The Father’s Tragedy, a play in five acts and a great many scenes, was written almost entirely by the younger of the two poets. Some parts of it were composed by her at the age of sixteen, and were in fact the means by which Michael discovered her dramatic talent. At the date of its publication (1885) Henry was only twenty-three, and it had been completed some months before. The play is, therefore, the work of a very young mind, and one is not surprised that its main feature is a vigorous and sympathetic study of youth. What does surprise one, however, is that the study of age in this struggle between a father and a son is also sympathetic; and although it is the son who is the victim of the father, the play is called, significantly, the father’s tragedy. Which is to say that the profoundest depth of the tragedy is seen to be the moral defeat (one ought rather to say the moral annihilation) of the father. That is a conception not so youthful, perhaps, as the age of the author; just as the fierce dark strength of the drama would not appear to accord with her sex. There is something Brontesque in the sombre power of this tragedy; something too much of horror, barely relieved by two or three short scenes of hectic gaiety when the young prince has escaped temporarily to his boon companions. But only imagination of the highest kind could have conceived it.
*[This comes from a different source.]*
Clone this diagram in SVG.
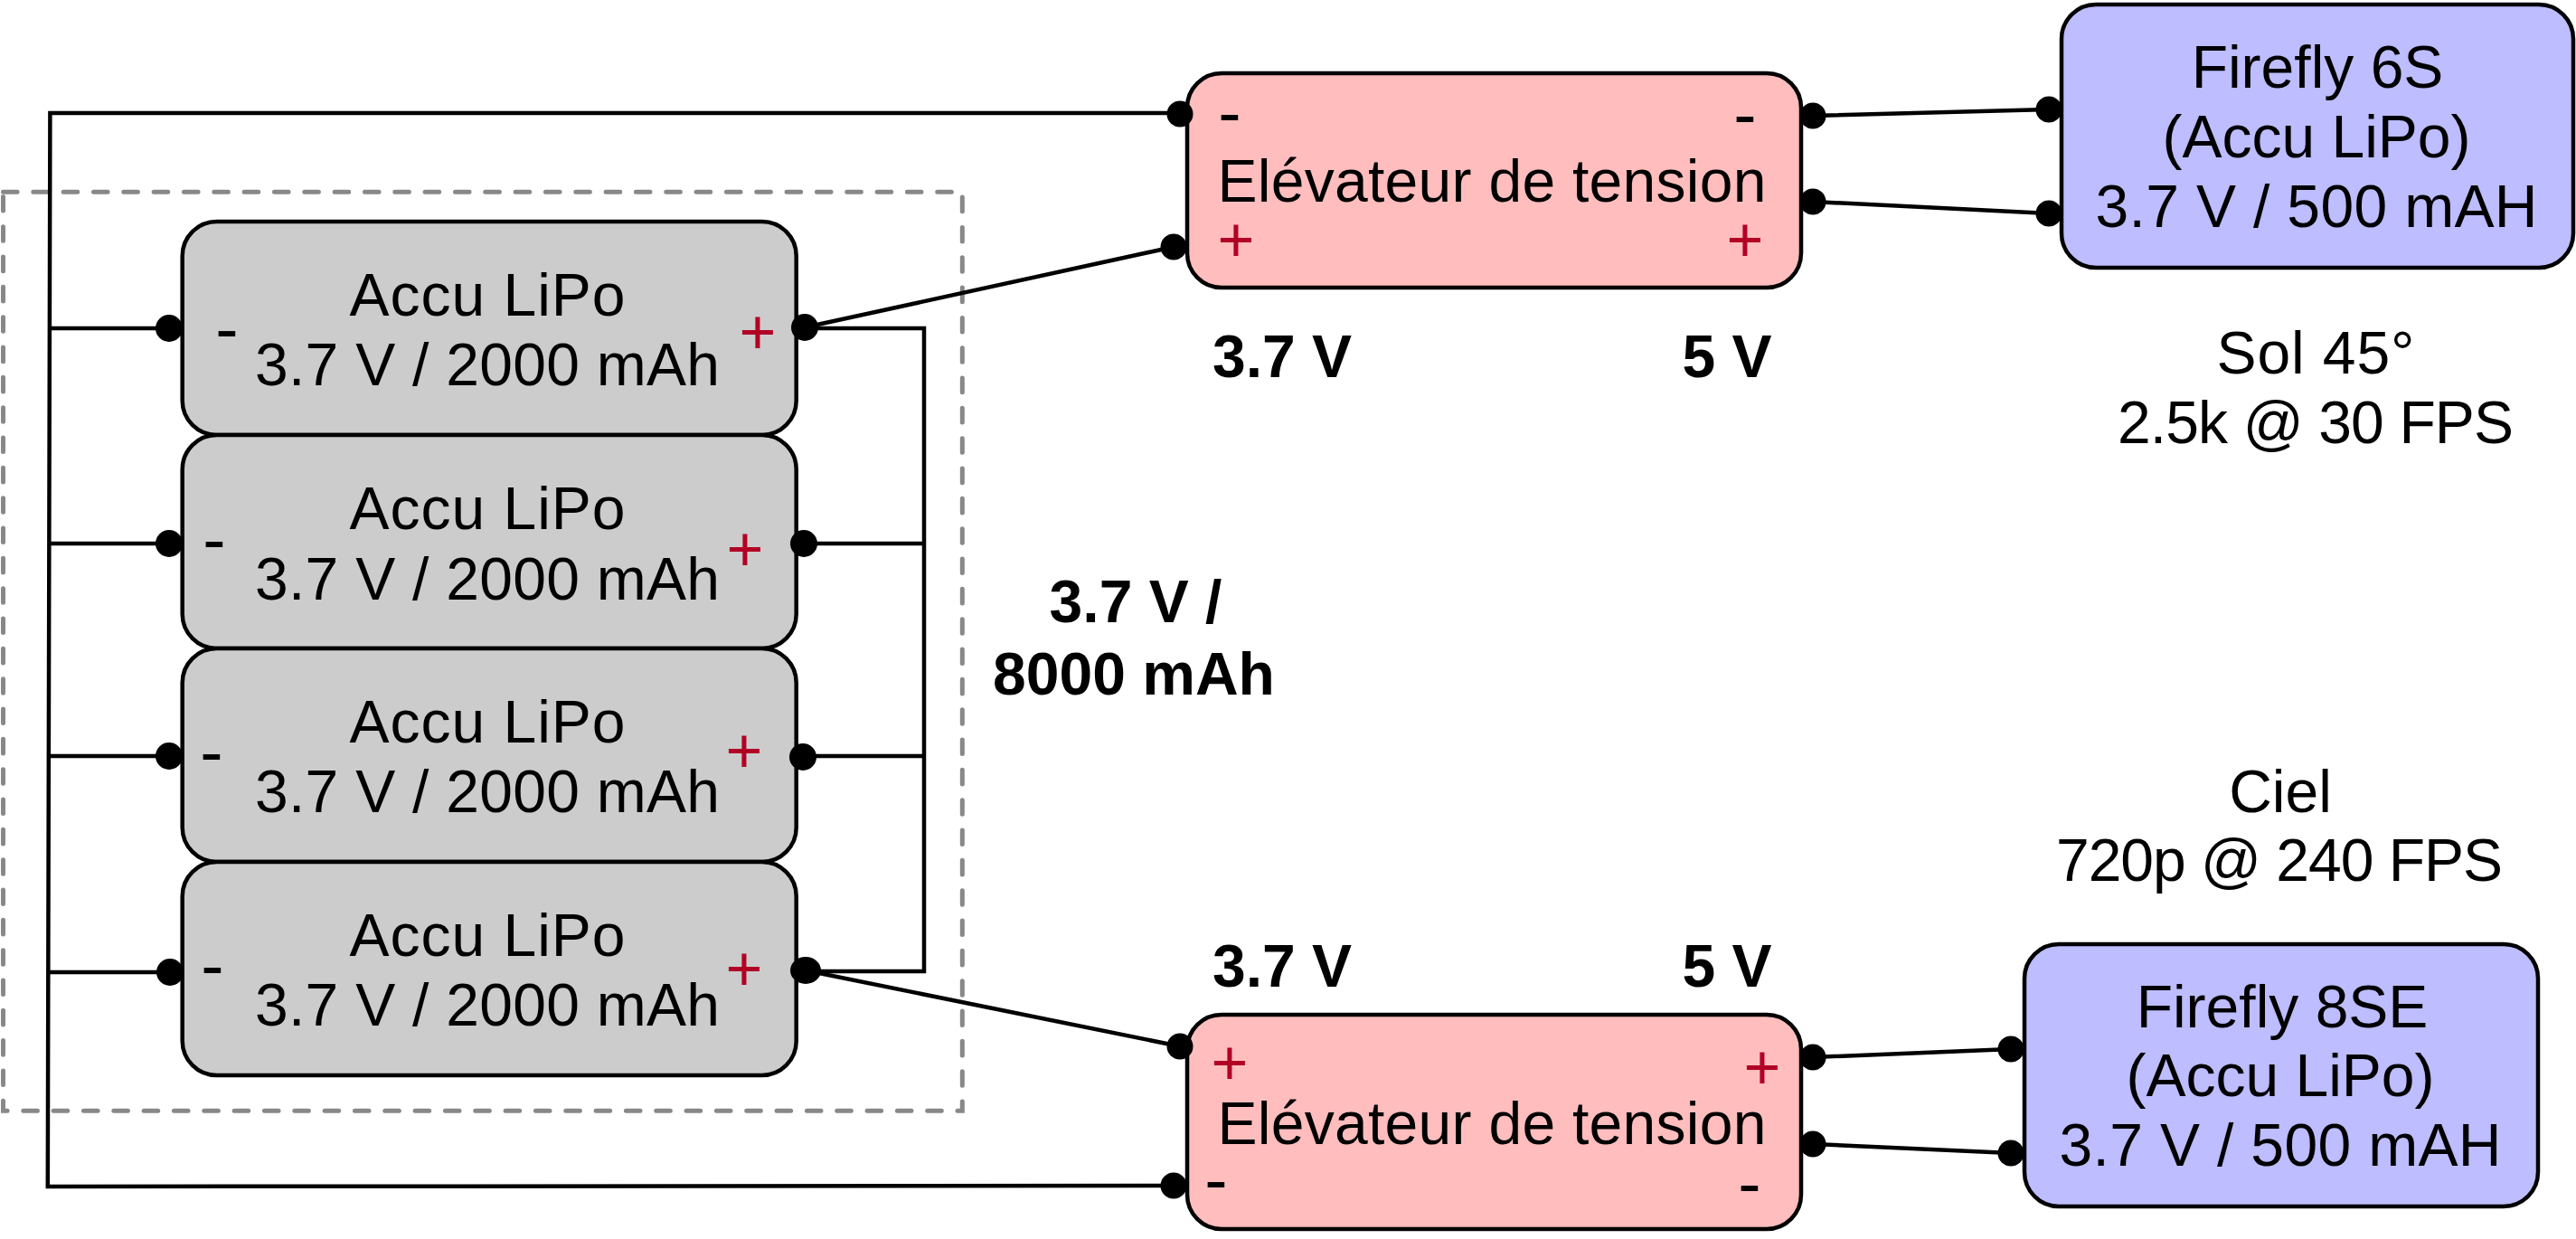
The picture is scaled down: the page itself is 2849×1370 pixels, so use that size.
<svg xmlns="http://www.w3.org/2000/svg" width="2849" height="1370" viewBox="0 0 2849 1370">
<style>
text{font-family:"Liberation Sans",Arial,sans-serif;font-size:66px;fill:#000;text-anchor:middle}
.b{font-weight:bold}
.p{fill:#B20025;font-size:70px}
.m{font-size:76px}
.gray{fill:#CCCCCC}.red{fill:#FFBDBD}.blue{fill:#BDBDFF}
rect.n{stroke:#000;stroke-width:4.5}
.w{fill:none;stroke:#000;stroke-width:4.5;stroke-linejoin:miter}
.frame{fill:none;stroke:#888;stroke-width:5;stroke-dasharray:15.6 17.73;stroke-linecap:round}
.d{fill:#000}
</style>
<rect id="group-frame" class="frame" x="3.5" y="212.3" width="1060.8" height="1016"/>
<g id="connectors">
<path class="w" d="M1305 125H55.4L52.8 1312L1298 1311"/>
<path class="w" d="M55 363H188M54.5 601H188M54 836H188M53.5 1075H188"/>
<path class="w" d="M890 363H1022V1074H891M889 601H1022M888 836H1022"/>
<path class="w" d="M890 362L1298 273M891 1073L1305 1157"/>
<path class="w" d="M2005 128L2266 121M2005 223L2266 236M2005 1169L2224 1160M2005 1265L2224 1275"/>
</g>
<g id="accu1"><rect class="n gray" x="201.7" y="245" width="679" height="236" rx="38"/>
<text x="539" y="349" textLength="305">Accu LiPo</text><text x="539" y="426" textLength="514">3.7 V / 2000 mAh</text>
<text class="m" x="251" y="389">-</text><text class="p" x="838" y="391">+</text>
<circle class="d" cx="187" cy="363" r="15"/><circle class="d" cx="890" cy="362" r="15"/></g>
<g id="accu2"><rect class="n gray" x="201.7" y="481" width="679" height="236" rx="38"/>
<text x="539" y="585" textLength="305">Accu LiPo</text><text x="539" y="663" textLength="514">3.7 V / 2000 mAh</text>
<text class="m" x="237" y="622">-</text><text class="p" x="824" y="631">+</text>
<circle class="d" cx="187" cy="601" r="15"/><circle class="d" cx="889" cy="601" r="15"/></g>
<g id="accu3"><rect class="n gray" x="201.7" y="717" width="679" height="236" rx="38"/>
<text x="539" y="821" textLength="305">Accu LiPo</text><text x="539" y="898" textLength="514">3.7 V / 2000 mAh</text>
<text class="m" x="234" y="857">-</text><text class="p" x="823" y="854">+</text>
<circle class="d" cx="187" cy="836" r="15"/><circle class="d" cx="888" cy="837" r="15"/></g>
<g id="accu4"><rect class="n gray" x="201.7" y="953" width="679" height="236" rx="38"/>
<text x="539" y="1057" textLength="305">Accu LiPo</text><text x="539" y="1134" textLength="514">3.7 V / 2000 mAh</text>
<text class="m" x="235" y="1093">-</text><text class="p" x="823" y="1095">+</text>
<circle class="d" cx="188" cy="1075" r="15"/><ellipse class="d" cx="891" cy="1073" rx="17" ry="15"/></g>
<g id="boost1"><rect class="n red" x="1313" y="81" width="679" height="237" rx="38"/>
<text x="1650" y="223" textLength="607">Elévateur de tension</text>
<text class="m" x="1360" y="150">-</text><text class="m" x="1930" y="152">-</text>
<text class="p" x="1367" y="289">+</text><text class="p" x="1930" y="289">+</text>
<circle class="d" cx="1305" cy="126" r="14.5"/><circle class="d" cx="1298" cy="273" r="14.5"/>
<circle class="d" cx="2005" cy="128" r="14.5"/><circle class="d" cx="2005" cy="223" r="14.5"/></g>
<g id="boost2"><rect class="n red" x="1313" y="1122" width="679" height="237" rx="38"/>
<text x="1650" y="1265" textLength="607">Elévateur de tension</text>
<text class="p" x="1360" y="1199">+</text><text class="p" x="1949" y="1204">+</text>
<text class="m" x="1345" y="1330">-</text><text class="m" x="1935" y="1334">-</text>
<circle class="d" cx="1305" cy="1157" r="14.5"/><circle class="d" cx="1298" cy="1311" r="14.5"/>
<circle class="d" cx="2005" cy="1169" r="14.5"/><circle class="d" cx="2005" cy="1265" r="14.5"/></g>
<g id="firefly6s"><rect class="n blue" x="2280" y="5" width="566" height="291" rx="38"/>
<text x="2563" y="97">Firefly 6S</text><text x="2562" y="174">(Accu LiPo)</text><text x="2562" y="251" textLength="489">3.7 V / 500 mAH</text>
<circle class="d" cx="2266" cy="121" r="14.5"/><circle class="d" cx="2266" cy="236" r="14.5"/></g>
<g id="firefly8se"><rect class="n blue" x="2239" y="1044" width="568" height="290" rx="38"/>
<text x="2524" y="1136">Firefly 8SE</text><text x="2522" y="1212">(Accu LiPo)</text><text x="2522" y="1289" textLength="489">3.7 V / 500 mAH</text>
<circle class="d" cx="2224" cy="1160" r="14.5"/><circle class="d" cx="2224" cy="1275" r="14.5"/></g>
<g id="labels">
<text class="b" x="1418" y="417">3.7 V</text><text class="b" x="1910" y="417">5 V</text>
<text class="b" x="1418" y="1091">3.7 V</text><text class="b" x="1910" y="1091">5 V</text>
<text class="b" x="1256" y="688">3.7 V /</text><text class="b" x="1254" y="768">8000 mAh</text>
<text x="2561" y="413" textLength="219">Sol 45°</text><text x="2561" y="490" textLength="438">2.5k @ 30 FPS</text>
<text x="2522" y="898">Ciel</text><text x="2521" y="974" textLength="494">720p @ 240 FPS</text>
</g>
</svg>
The plot comes from Scotichronicon and the old chronicler Wyntoun, whose words are in one place almost exactly quoted. Robert III is shown to be pious, weak, superstitious, affectionate, desiring only the ‘good’ of his heir, the young Prince David, Duke of Rothsay. But David, intensely alive in his buoyant young manhood, loathes the dour ‘good’ that is forced upon him, and combats it. He has, in fact, more strength than his father, and the struggle becomes bitter and tragic only when Albany, the King’s brother, backs the King with a strength equal to David’s own, overbears the father’s weakness and perverts his affection, and eventually compasses the Prince’s death. The crisis is the enforced marriage of David to a bride whom he detests, he having been literally sold to her father as the highest bidder for a great match. He breaks into the council-chamber at the moment when the King and Albany are settling the price that the bride is to pay for him. Albany bids him be seated.